Material:
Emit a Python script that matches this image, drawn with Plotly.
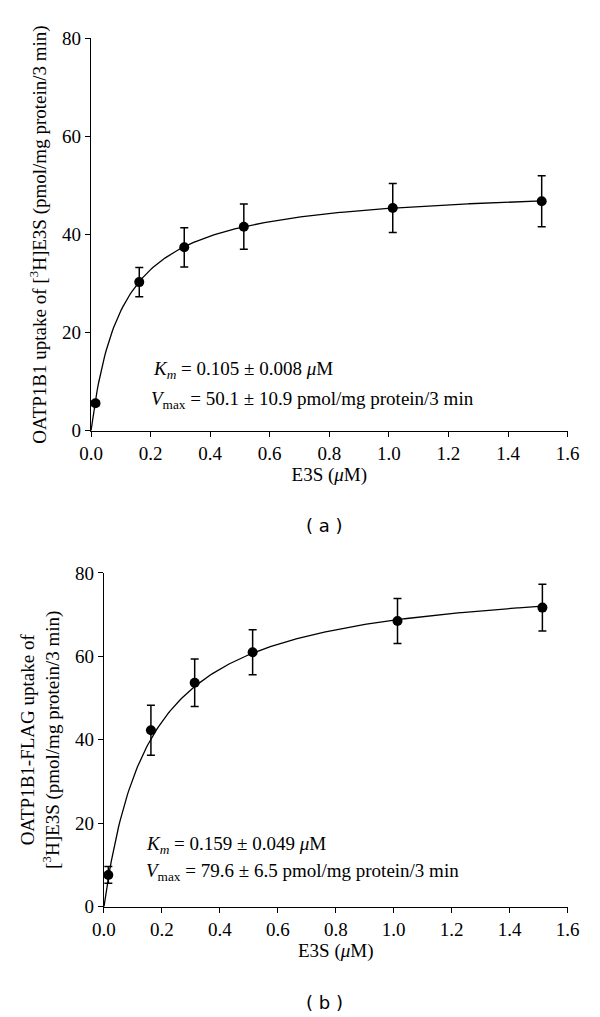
import numpy as np
import plotly.graph_objects as go

# ---- data ----
conc_a = [0.015, 0.162, 0.313, 0.513, 1.013, 1.513]
uptake_a = [5.6, 30.3, 37.4, 41.6, 45.4, 46.8]
err_a = [0.5, 3.0, 4.0, 4.6, 5.0, 5.2]
km_a, vmax_a = 0.105, 50.1

conc_b = [0.015, 0.162, 0.313, 0.513, 1.013, 1.513]
uptake_b = [7.6, 42.3, 53.7, 61.0, 68.5, 71.7]
err_b = [2.0, 6.0, 5.7, 5.4, 5.4, 5.6]
km_b, vmax_b = 0.159, 79.6

x_ticks = [0.0, 0.2, 0.4, 0.6, 0.8, 1.0, 1.2, 1.4, 1.6]
x_ticklabels = ["0.0", "0.2", "0.4", "0.6", "0.8", "1.0", "1.2", "1.4", "1.6"]
y_ticks = [0, 20, 40, 60, 80]

# Michaelis-Menten fit curves from the stated parameters
xfit = np.linspace(0, 1.513, 300)
fit_a = vmax_a * xfit / (km_a + xfit)
fit_b = vmax_b * xfit / (km_b + xfit)

SERIF = "Liberation Serif, Times New Roman, serif"
FS = 19
fig = go.Figure()

for xs, ys, es, fy, xa, ya in [
    (conc_a, uptake_a, err_a, fit_a, "x", "y"),
    (conc_b, uptake_b, err_b, fit_b, "x2", "y2"),
]:
    fig.add_trace(go.Scatter(x=xfit, y=fy, mode="lines", xaxis=xa, yaxis=ya,
                             line=dict(color="black", width=1.3), showlegend=False,
                             cliponaxis=False))
    fig.add_trace(go.Scatter(x=xs, y=ys, mode="markers", xaxis=xa, yaxis=ya,
                             marker=dict(color="black", size=10),
                             error_y=dict(type="data", array=es, visible=True,
                                          color="black", thickness=1.5, width=4),
                             showlegend=False, cliponaxis=False))

axis_common = dict(showline=True, linecolor="black", linewidth=1.3, ticks="outside",
                   ticklen=5, tickwidth=1.2, tickcolor="black", showgrid=False,
                   zeroline=False, tickfont=dict(family=SERIF, size=FS, color="black"),
                   mirror=False, automargin=False)
title_font = dict(family=SERIF, size=FS, color="black")

fig.update_layout(
    width=600, height=1017,
    margin=dict(l=0, r=0, t=0, b=0),
    plot_bgcolor="white", paper_bgcolor="white",
    font=dict(family=SERIF, size=FS, color="black"),
    xaxis=dict(domain=[0.1517, 0.946], anchor="y", range=[0, 1.6],
               tickvals=x_ticks, ticktext=x_ticklabels,
               title=dict(text="E3S (<i>μ</i>M)", font=title_font, standoff=4),
               **axis_common),
    yaxis=dict(domain=[0.5765, 0.9623], anchor="x", range=[0, 80], tickvals=y_ticks,
               title=dict(text="OATP1B1 uptake of [<sup>3</sup>H]E3S (pmol/mg protein/3 min)",
                          font=title_font, standoff=10),
               **axis_common),
    xaxis2=dict(domain=[0.1733, 0.946], anchor="y2", range=[0, 1.6],
                tickvals=x_ticks, ticktext=x_ticklabels,
                title=dict(text="E3S (<i>μ</i>M)", font=title_font, standoff=4),
                **axis_common),
    yaxis2=dict(domain=[0.1085, 0.4366], anchor="x2", range=[0, 80], tickvals=y_ticks,
                title=dict(text="OATP1B1-FLAG uptake of<br>[<sup>3</sup>H]E3S (pmol/mg protein/3 min)",
                           font=title_font, standoff=10),
                **axis_common),
)

ann_font = dict(family=SERIF, size=FS, color="black")
annotations = [
    dict(xref="paper", yref="paper", x=151 / 600, y=1 - 370 / 1017, xanchor="left", yanchor="middle",
         text="<i>K<sub>m</sub></i> = 0.105 ± 0.008 <i>μ</i>M", showarrow=False, font=ann_font),
    dict(xref="paper", yref="paper", x=149 / 600, y=1 - 400 / 1017, xanchor="left", yanchor="middle",
         text="<i>V</i><sub>max</sub> = 50.1 ± 10.9 pmol/mg protein/3 min", showarrow=False, font=ann_font),
    dict(xref="paper", yref="paper", x=144 / 600, y=1 - 845 / 1017, xanchor="left", yanchor="middle",
         text="<i>K<sub>m</sub></i> = 0.159 ± 0.049 <i>μ</i>M", showarrow=False, font=ann_font),
    dict(xref="paper", yref="paper", x=144 / 600, y=1 - 872 / 1017, xanchor="left", yanchor="middle",
         text="<i>V</i><sub>max</sub> = 79.6 ± 6.5 pmol/mg protein/3 min", showarrow=False, font=ann_font),
    dict(xref="paper", yref="paper", x=324 / 600, y=1 - 525 / 1017, xanchor="center", yanchor="middle",
         text="( a )", showarrow=False, font=dict(family="DejaVu Sans", size=18, color="black")),
    dict(xref="paper", yref="paper", x=324 / 600, y=1 - 1002 / 1017, xanchor="center", yanchor="middle",
         text="( b )", showarrow=False, font=dict(family="DejaVu Sans", size=18, color="black")),
]
fig.update_layout(annotations=annotations)

fig.write_html("out.html", config={"displayModeBar": False},
               post_script="document.body.style.margin='0';document.body.style.overflow='hidden';")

Given request: Copy the material shown above in full and exactly. Skip the pictures.

Task result:
Emit a Python script that matches this image, drawn with Plotly.
import numpy as np
import plotly.graph_objects as go

# ---- data ----
conc_a = [0.015, 0.162, 0.313, 0.513, 1.013, 1.513]
uptake_a = [5.6, 30.3, 37.4, 41.6, 45.4, 46.8]
err_a = [0.5, 3.0, 4.0, 4.6, 5.0, 5.2]
km_a, vmax_a = 0.105, 50.1

conc_b = [0.015, 0.162, 0.313, 0.513, 1.013, 1.513]
uptake_b = [7.6, 42.3, 53.7, 61.0, 68.5, 71.7]
err_b = [2.0, 6.0, 5.7, 5.4, 5.4, 5.6]
km_b, vmax_b = 0.159, 79.6

x_ticks = [0.0, 0.2, 0.4, 0.6, 0.8, 1.0, 1.2, 1.4, 1.6]
x_ticklabels = ["0.0", "0.2", "0.4", "0.6", "0.8", "1.0", "1.2", "1.4", "1.6"]
y_ticks = [0, 20, 40, 60, 80]

# Michaelis-Menten fit curves from the stated parameters
xfit = np.linspace(0, 1.513, 300)
fit_a = vmax_a * xfit / (km_a + xfit)
fit_b = vmax_b * xfit / (km_b + xfit)

SERIF = "Liberation Serif, Times New Roman, serif"
FS = 19
fig = go.Figure()

for xs, ys, es, fy, xa, ya in [
    (conc_a, uptake_a, err_a, fit_a, "x", "y"),
    (conc_b, uptake_b, err_b, fit_b, "x2", "y2"),
]:
    fig.add_trace(go.Scatter(x=xfit, y=fy, mode="lines", xaxis=xa, yaxis=ya,
                             line=dict(color="black", width=1.3), showlegend=False,
                             cliponaxis=False))
    fig.add_trace(go.Scatter(x=xs, y=ys, mode="markers", xaxis=xa, yaxis=ya,
                             marker=dict(color="black", size=10),
                             error_y=dict(type="data", array=es, visible=True,
                                          color="black", thickness=1.5, width=4),
                             showlegend=False, cliponaxis=False))

axis_common = dict(showline=True, linecolor="black", linewidth=1.3, ticks="outside",
                   ticklen=5, tickwidth=1.2, tickcolor="black", showgrid=False,
                   zeroline=False, tickfont=dict(family=SERIF, size=FS, color="black"),
                   mirror=False, automargin=False)
title_font = dict(family=SERIF, size=FS, color="black")

fig.update_layout(
    width=600, height=1017,
    margin=dict(l=0, r=0, t=0, b=0),
    plot_bgcolor="white", paper_bgcolor="white",
    font=dict(family=SERIF, size=FS, color="black"),
    xaxis=dict(domain=[0.1517, 0.946], anchor="y", range=[0, 1.6],
               tickvals=x_ticks, ticktext=x_ticklabels,
               title=dict(text="E3S (<i>μ</i>M)", font=title_font, standoff=4),
               **axis_common),
    yaxis=dict(domain=[0.5765, 0.9623], anchor="x", range=[0, 80], tickvals=y_ticks,
               title=dict(text="OATP1B1 uptake of [<sup>3</sup>H]E3S (pmol/mg protein/3 min)",
                          font=title_font, standoff=10),
               **axis_common),
    xaxis2=dict(domain=[0.1733, 0.946], anchor="y2", range=[0, 1.6],
                tickvals=x_ticks, ticktext=x_ticklabels,
                title=dict(text="E3S (<i>μ</i>M)", font=title_font, standoff=4),
                **axis_common),
    yaxis2=dict(domain=[0.1085, 0.4366], anchor="x2", range=[0, 80], tickvals=y_ticks,
                title=dict(text="OATP1B1-FLAG uptake of<br>[<sup>3</sup>H]E3S (pmol/mg protein/3 min)",
                           font=title_font, standoff=10),
                **axis_common),
)

ann_font = dict(family=SERIF, size=FS, color="black")
annotations = [
    dict(xref="paper", yref="paper", x=151 / 600, y=1 - 370 / 1017, xanchor="left", yanchor="middle",
         text="<i>K<sub>m</sub></i> = 0.105 ± 0.008 <i>μ</i>M", showarrow=False, font=ann_font),
    dict(xref="paper", yref="paper", x=149 / 600, y=1 - 400 / 1017, xanchor="left", yanchor="middle",
         text="<i>V</i><sub>max</sub> = 50.1 ± 10.9 pmol/mg protein/3 min", showarrow=False, font=ann_font),
    dict(xref="paper", yref="paper", x=144 / 600, y=1 - 845 / 1017, xanchor="left", yanchor="middle",
         text="<i>K<sub>m</sub></i> = 0.159 ± 0.049 <i>μ</i>M", showarrow=False, font=ann_font),
    dict(xref="paper", yref="paper", x=144 / 600, y=1 - 872 / 1017, xanchor="left", yanchor="middle",
         text="<i>V</i><sub>max</sub> = 79.6 ± 6.5 pmol/mg protein/3 min", showarrow=False, font=ann_font),
    dict(xref="paper", yref="paper", x=324 / 600, y=1 - 525 / 1017, xanchor="center", yanchor="middle",
         text="( a )", showarrow=False, font=dict(family="DejaVu Sans", size=18, color="black")),
    dict(xref="paper", yref="paper", x=324 / 600, y=1 - 1002 / 1017, xanchor="center", yanchor="middle",
         text="( b )", showarrow=False, font=dict(family="DejaVu Sans", size=18, color="black")),
]
fig.update_layout(annotations=annotations)

fig.write_html("out.html", config={"displayModeBar": False},
               post_script="document.body.style.margin='0';document.body.style.overflow='hidden';")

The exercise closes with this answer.